A fireman belonging to the Almuñécar fire service has decided to go to Beirut to help out, searching for people buried under the rubble.
“I just couldn’t stay sitting at home,” he explained. He says he has the motivation and the hope of finding people trapped under fallen masonry. He admitted that it would be difficult with so many building collapses, but he knows that with their training he is prepared.
However, it not only about pulling people out alive, but also locating bodies so that families can bury their dead.
Fireman Cabrero belongs to an NGO team of volunteers called GERCCMA, which is working against the clock to get to the stricken city with all its equipment and begin work. He left on a flight from Málaga yesterday afternoon. His squad mates are from Málaga and Sevilla; three from the former and one from the latter, all of whom belong to municipal fire services.
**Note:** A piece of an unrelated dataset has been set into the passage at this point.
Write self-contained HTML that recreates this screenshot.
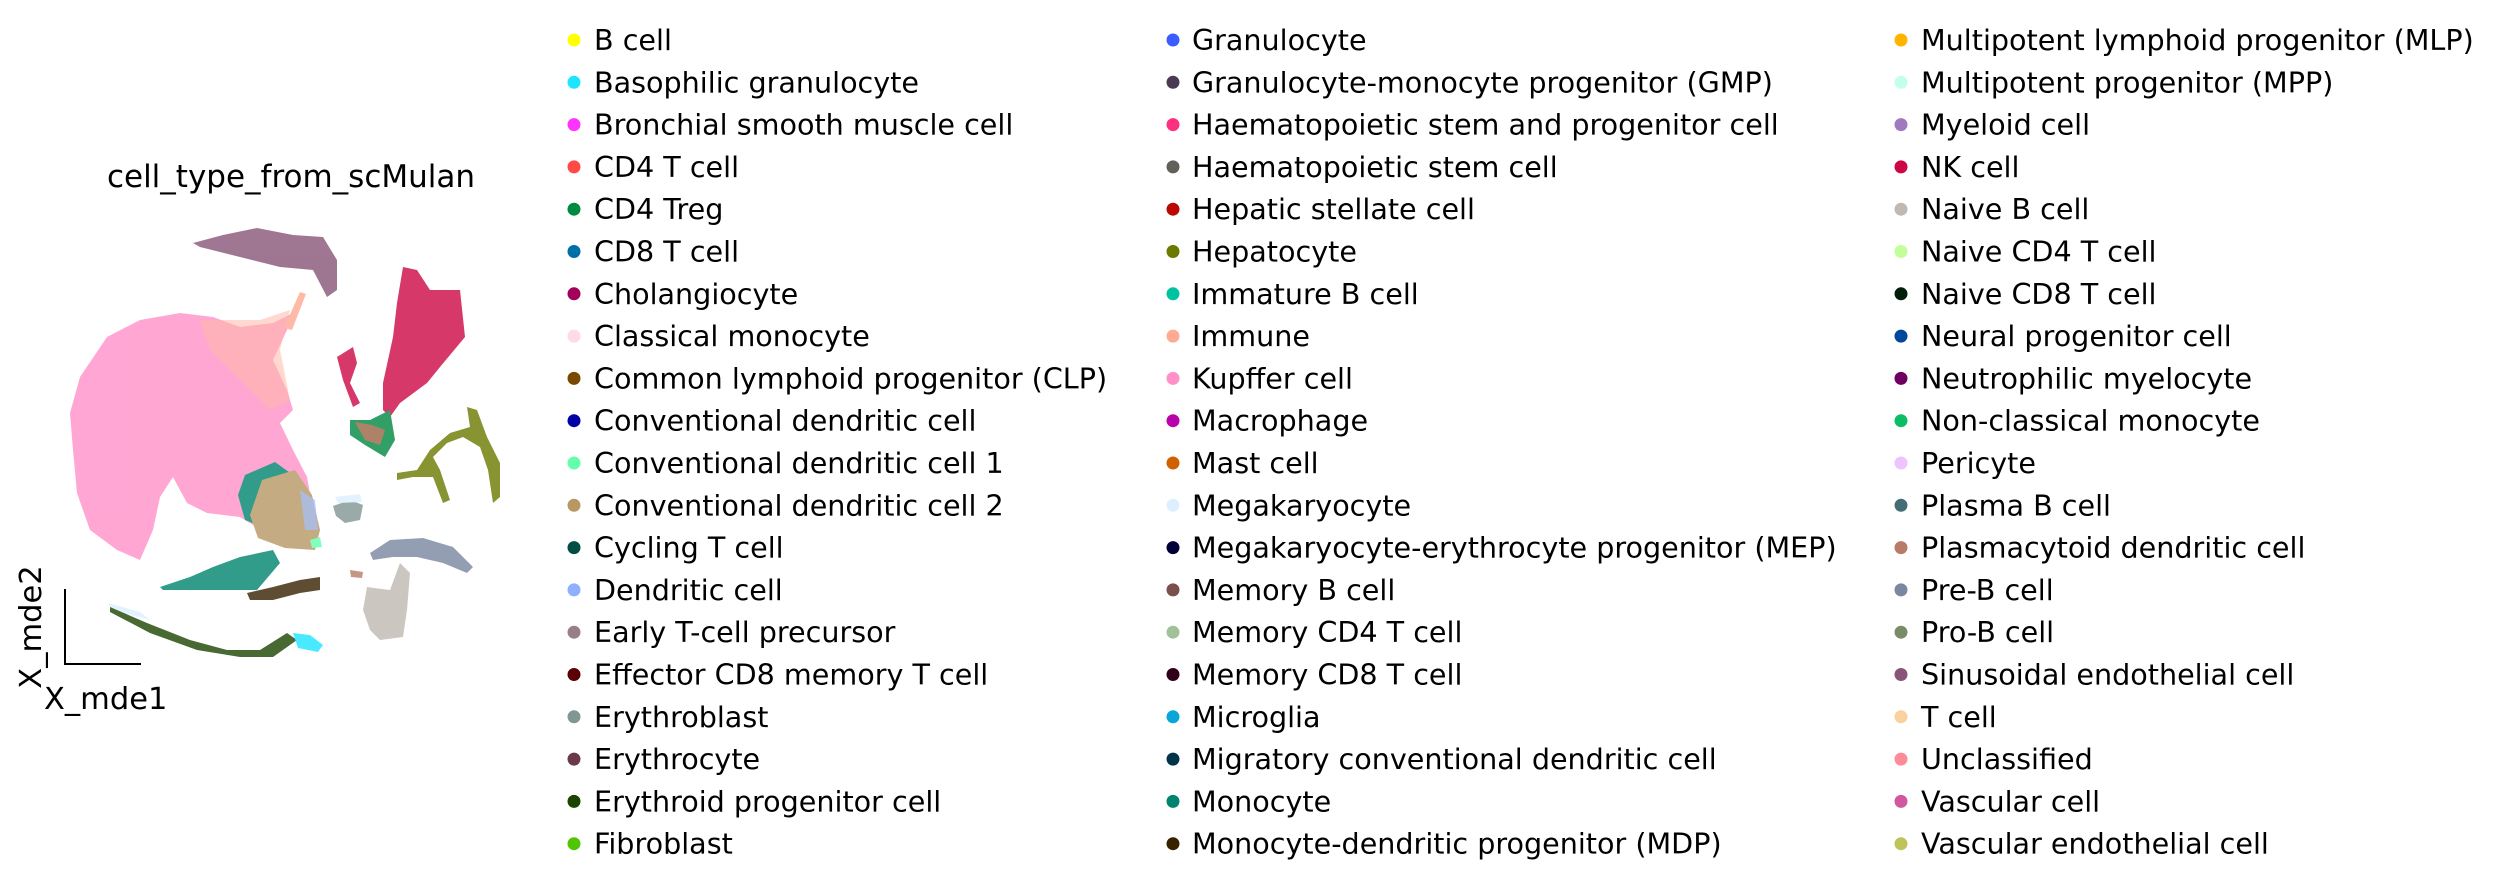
<!DOCTYPE html>
<html><head><meta charset="utf-8"><style>
html,body{margin:0;padding:0;background:#fff;}
svg{display:block;}
text{font-family:"DejaVu Sans","Liberation Sans",sans-serif;font-size:28.6px;fill:#000;}
</style></head><body>
<svg width="2500" height="886" viewBox="0 0 2500 886" xmlns="http://www.w3.org/2000/svg">
<text x="291" y="187" text-anchor="middle" style="font-size:31px">cell_type_from_scMulan</text>
<g opacity="0.8">
<polygon fill="#ff90c9" points="70,413 80,377 107,337 140,320 180,313 213,317 240,327 273,323 293,313 287,330 273,360 287,390 293,410 280,423 293,450 307,477 313,510 307,530 273,537 240,517 207,513 187,503 173,477 160,497 153,530 140,560 117,550 90,530 77,493 73,450"/>
<polygon fill="#ffaa92" opacity="0.55" points="200,320 260,320 290,310 280,350 290,400 270,410 240,380 210,350"/>
<polygon fill="#885578" points="193,243 223,235 257,228 293,235 323,237 337,260 337,290 327,297 313,270 280,267 240,257 200,247"/>
<polygon fill="#ffaa92" points="300,292 306,294 292,330 284,328"/>
<polygon fill="#cc0744" points="403,267 417,270 430,290 460,290 465,337 440,367 427,383 400,403 390,417 383,410 383,383 393,337 397,303"/>
<polygon fill="#cc0744" points="337,357 353,347 357,363 350,383 360,403 353,407 343,380"/>
<polygon fill="#008941" points="350,420 370,420 390,410 395,440 385,457 365,445 350,435"/>
<polygon fill="#ff4a46" opacity="0.6" points="355,422 372,425 385,430 380,445 365,440"/>
<polygon fill="#6b7900" points="467,407 477,410 487,437 500,463 500,497 493,503 488,470 480,447 463,437 447,443 433,457 440,470 450,500 443,503 433,477 413,477 397,480 397,473 417,470 430,450 450,433 470,427"/>
<polygon fill="#00846f" points="245,475 275,462 300,480 310,500 300,520 270,530 245,520 238,495"/>
<polygon fill="#b79762" points="262,480 295,470 312,495 320,530 315,550 285,548 258,538 250,515"/>
<polygon fill="#8fb0ff" opacity="0.7" points="300,490 315,500 318,530 305,530"/>
<polygon fill="#00846f" points="160,587 190,577 213,567 240,557 273,550 280,563 257,590 227,590 193,590 163,590"/>
<polygon fill="#372101" points="247,593 273,587 300,580 320,577 320,590 300,593 273,600 250,600"/>
<polygon fill="#ddefff" points="108,603 140,612 150,620 112,610"/>
<polygon fill="#1b4400" points="110,607 147,623 190,640 227,650 260,650 287,633 297,640 273,657 240,657 197,650 150,633 110,612"/>
<polygon fill="#1ce6ff" points="293,633 310,635 323,645 318,652 298,648"/>
<polygon fill="#7a87a1" points="370,553 390,540 423,538 453,547 473,567 467,573 443,563 417,557 393,557 373,560"/>
<polygon fill="#c0b9b2" points="367,587 390,590 400,563 410,573 407,610 403,637 380,640 370,630 363,610"/>
<polygon fill="#809693" points="333,506 350,500 363,505 360,520 345,523 336,516"/>
<polygon fill="#ddefff" points="335,497 360,494 362,502 338,503"/>
<polygon fill="#b77b68" points="350,570 363,572 362,578 351,577"/>
<polygon fill="#63ffac" points="310,540 320,537 322,547 312,548"/>
</g>
<polyline points="65,589 65,664 141,664" stroke="#000" stroke-width="2" fill="none"/>
<text x="44" y="709" style="font-size:30.5px">X_mde1</text>
<text transform="translate(41,627) rotate(-90)" text-anchor="middle" style="font-size:30.5px">X_mde2</text>
<g>
<circle cx="574" cy="40" r="6.5" fill="#ffff00"/><text x="594" y="50">B cell</text>
<circle cx="574" cy="82.3" r="6.5" fill="#1ce6ff"/><text x="594" y="92.3">Basophilic granulocyte</text>
<circle cx="574" cy="124.6" r="6.5" fill="#ff34ff"/><text x="594" y="134.6">Bronchial smooth muscle cell</text>
<circle cx="574" cy="166.9" r="6.5" fill="#ff4a46"/><text x="594" y="176.9">CD4 T cell</text>
<circle cx="574" cy="209.2" r="6.5" fill="#008941"/><text x="594" y="219.2">CD4 Treg</text>
<circle cx="574" cy="251.5" r="6.5" fill="#006fa6"/><text x="594" y="261.5">CD8 T cell</text>
<circle cx="574" cy="293.8" r="6.5" fill="#a30059"/><text x="594" y="303.8">Cholangiocyte</text>
<circle cx="574" cy="336.1" r="6.5" fill="#ffdbe5"/><text x="594" y="346.1">Classical monocyte</text>
<circle cx="574" cy="378.4" r="6.5" fill="#7a4900"/><text x="594" y="388.4">Common lymphoid progenitor (CLP)</text>
<circle cx="574" cy="420.7" r="6.5" fill="#0000a6"/><text x="594" y="430.7">Conventional dendritic cell</text>
<circle cx="574" cy="463" r="6.5" fill="#63ffac"/><text x="594" y="473">Conventional dendritic cell 1</text>
<circle cx="574" cy="505.3" r="6.5" fill="#b79762"/><text x="594" y="515.3">Conventional dendritic cell 2</text>
<circle cx="574" cy="547.6" r="6.5" fill="#004d43"/><text x="594" y="557.6">Cycling T cell</text>
<circle cx="574" cy="589.9" r="6.5" fill="#8fb0ff"/><text x="594" y="599.9">Dendritic cell</text>
<circle cx="574" cy="632.2" r="6.5" fill="#997d87"/><text x="594" y="642.2">Early T-cell precursor</text>
<circle cx="574" cy="674.5" r="6.5" fill="#5a0007"/><text x="594" y="684.5">Effector CD8 memory T cell</text>
<circle cx="574" cy="716.8" r="6.5" fill="#809693"/><text x="594" y="726.8">Erythroblast</text>
<circle cx="574" cy="759.1" r="6.5" fill="#6a3a4c"/><text x="594" y="769.1">Erythrocyte</text>
<circle cx="574" cy="801.4" r="6.5" fill="#1b4400"/><text x="594" y="811.4">Erythroid progenitor cell</text>
<circle cx="574" cy="843.7" r="6.5" fill="#4fc601"/><text x="594" y="853.7">Fibroblast</text>
</g>
<g>
<circle cx="1173" cy="40" r="6.5" fill="#3b5dff"/><text x="1192" y="50">Granulocyte</text>
<circle cx="1173" cy="82.3" r="6.5" fill="#4a3b53"/><text x="1192" y="92.3">Granulocyte-monocyte progenitor (GMP)</text>
<circle cx="1173" cy="124.6" r="6.5" fill="#ff2f80"/><text x="1192" y="134.6">Haematopoietic stem and progenitor cell</text>
<circle cx="1173" cy="166.9" r="6.5" fill="#61615a"/><text x="1192" y="176.9">Haematopoietic stem cell</text>
<circle cx="1173" cy="209.2" r="6.5" fill="#ba0900"/><text x="1192" y="219.2">Hepatic stellate cell</text>
<circle cx="1173" cy="251.5" r="6.5" fill="#6b7900"/><text x="1192" y="261.5">Hepatocyte</text>
<circle cx="1173" cy="293.8" r="6.5" fill="#00c2a0"/><text x="1192" y="303.8">Immature B cell</text>
<circle cx="1173" cy="336.1" r="6.5" fill="#ffaa92"/><text x="1192" y="346.1">Immune</text>
<circle cx="1173" cy="378.4" r="6.5" fill="#ff90c9"/><text x="1192" y="388.4">Kupffer cell</text>
<circle cx="1173" cy="420.7" r="6.5" fill="#b903aa"/><text x="1192" y="430.7">Macrophage</text>
<circle cx="1173" cy="463" r="6.5" fill="#d16100"/><text x="1192" y="473">Mast cell</text>
<circle cx="1173" cy="505.3" r="6.5" fill="#ddefff"/><text x="1192" y="515.3">Megakaryocyte</text>
<circle cx="1173" cy="547.6" r="6.5" fill="#000035"/><text x="1192" y="557.6">Megakaryocyte-erythrocyte progenitor (MEP)</text>
<circle cx="1173" cy="589.9" r="6.5" fill="#7b4f4b"/><text x="1192" y="599.9">Memory B cell</text>
<circle cx="1173" cy="632.2" r="6.5" fill="#a1c299"/><text x="1192" y="642.2">Memory CD4 T cell</text>
<circle cx="1173" cy="674.5" r="6.5" fill="#300018"/><text x="1192" y="684.5">Memory CD8 T cell</text>
<circle cx="1173" cy="716.8" r="6.5" fill="#0aa6d8"/><text x="1192" y="726.8">Microglia</text>
<circle cx="1173" cy="759.1" r="6.5" fill="#013349"/><text x="1192" y="769.1">Migratory conventional dendritic cell</text>
<circle cx="1173" cy="801.4" r="6.5" fill="#00846f"/><text x="1192" y="811.4">Monocyte</text>
<circle cx="1173" cy="843.7" r="6.5" fill="#372101"/><text x="1192" y="853.7">Monocyte-dendritic progenitor (MDP)</text>
</g>
<g>
<circle cx="1901" cy="40" r="6.5" fill="#ffb500"/><text x="1921" y="50">Multipotent lymphoid progenitor (MLP)</text>
<circle cx="1901" cy="82.3" r="6.5" fill="#c2ffed"/><text x="1921" y="92.3">Multipotent progenitor (MPP)</text>
<circle cx="1901" cy="124.6" r="6.5" fill="#a079bf"/><text x="1921" y="134.6">Myeloid cell</text>
<circle cx="1901" cy="166.9" r="6.5" fill="#cc0744"/><text x="1921" y="176.9">NK cell</text>
<circle cx="1901" cy="209.2" r="6.5" fill="#c0b9b2"/><text x="1921" y="219.2">Naive B cell</text>
<circle cx="1901" cy="251.5" r="6.5" fill="#c2ff99"/><text x="1921" y="261.5">Naive CD4 T cell</text>
<circle cx="1901" cy="293.8" r="6.5" fill="#001e09"/><text x="1921" y="303.8">Naive CD8 T cell</text>
<circle cx="1901" cy="336.1" r="6.5" fill="#00489c"/><text x="1921" y="346.1">Neural progenitor cell</text>
<circle cx="1901" cy="378.4" r="6.5" fill="#6f0062"/><text x="1921" y="388.4">Neutrophilic myelocyte</text>
<circle cx="1901" cy="420.7" r="6.5" fill="#0cbd66"/><text x="1921" y="430.7">Non-classical monocyte</text>
<circle cx="1901" cy="463" r="6.5" fill="#eec3ff"/><text x="1921" y="473">Pericyte</text>
<circle cx="1901" cy="505.3" r="6.5" fill="#456d75"/><text x="1921" y="515.3">Plasma B cell</text>
<circle cx="1901" cy="547.6" r="6.5" fill="#b77b68"/><text x="1921" y="557.6">Plasmacytoid dendritic cell</text>
<circle cx="1901" cy="589.9" r="6.5" fill="#7a87a1"/><text x="1921" y="599.9">Pre-B cell</text>
<circle cx="1901" cy="632.2" r="6.5" fill="#788d66"/><text x="1921" y="642.2">Pro-B cell</text>
<circle cx="1901" cy="674.5" r="6.5" fill="#885578"/><text x="1921" y="684.5">Sinusoidal endothelial cell</text>
<circle cx="1901" cy="716.8" r="6.5" fill="#fad09f"/><text x="1921" y="726.8">T cell</text>
<circle cx="1901" cy="759.1" r="6.5" fill="#ff8a9a"/><text x="1921" y="769.1">Unclassified</text>
<circle cx="1901" cy="801.4" r="6.5" fill="#d157a0"/><text x="1921" y="811.4">Vascular cell</text>
<circle cx="1901" cy="843.7" r="6.5" fill="#bec459"/><text x="1921" y="853.7">Vascular endothelial cell</text>
</g>
</svg>
</body></html>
GERCCMA has fifteen members who carry out training exercises together, fitting them in with their day-to-day work at their local fire stations. They also have four rescue dogs to help locate people under the rubble in disaster areas. In fact, without them, their human counterparts would have a much more complicated task; probably an impossible one, when it comes to finding somebody before they succumb, entombed in what was once their homes.
For D. Cabrero, this is not his first rescue mission as he operated in the aftermath of the earthquake in Puebla, Mexico in 2017.
Lastly, flying anywhere is no simple task in these times with health restrictions both from the point of departure and the destination country… as well as any connection flights in between.